「えをかく」というタイトルです。
どんな絵が描かれるのでしょうか?
まずはじめに じめんを かく
おひさまと ほし
うみ
かわとやま
森を かく
シカ
シカの 走る 野原を かく
はな
あぶ
つばめ
たか
風
雲
雲のかげ
もぐら
かえる
なまえもしらない 草の葉を かく
ちいさな いしころ・・・・
たくさんのものを かいた後に
ひとりのこどもを かきはじめる・・・
おかあさんを かく・・・
ゆうべの夢を かく
しにかけた おとこ
もぎとられた うで
流れつづける 血と
くさり始めた 肉を かく
つむられた めと
かわいた なみだを かく
ひっとこめん
おかめの めん・・・
あれはてた たんぼ
おばあさん
いっぽん いっぽん しわを かく
それから えのどこかに じぶんの なまえを かく
そして
もういちまい しろい紙を めのまえにおく
はじめに じめんを かく
・・・
「かく」という言葉が、脚韻のように、くりかえされる詩です。
しろい紙に地面を描いて、はじまります。地面は一本の棒です。描くものが、どんどん広がっていきます。子ども、いっけんの小屋、煙突、窓と扉、おなべ、火、じゃがいもとねぎ、おかあさんを 描いていきます。
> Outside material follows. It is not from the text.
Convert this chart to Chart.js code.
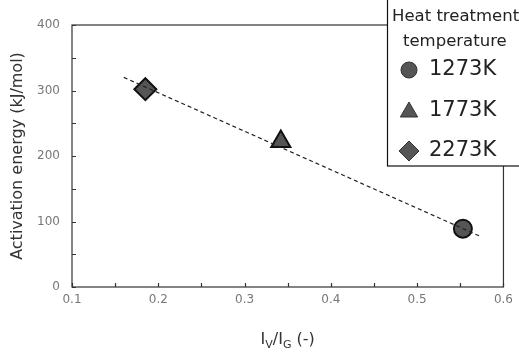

ふとんと時計、ひょとこやおかめの面に挟まれて、ゆうべの夢があります。その夢は、戦争の犠牲になった人を連想させます。「しにかけた おとこ」「もぎとられた うで」という表現が、脈絡がなく、あらわれますが、この悲惨な現実は、わたしたちの世界の隣りにあることを表現しているように思います。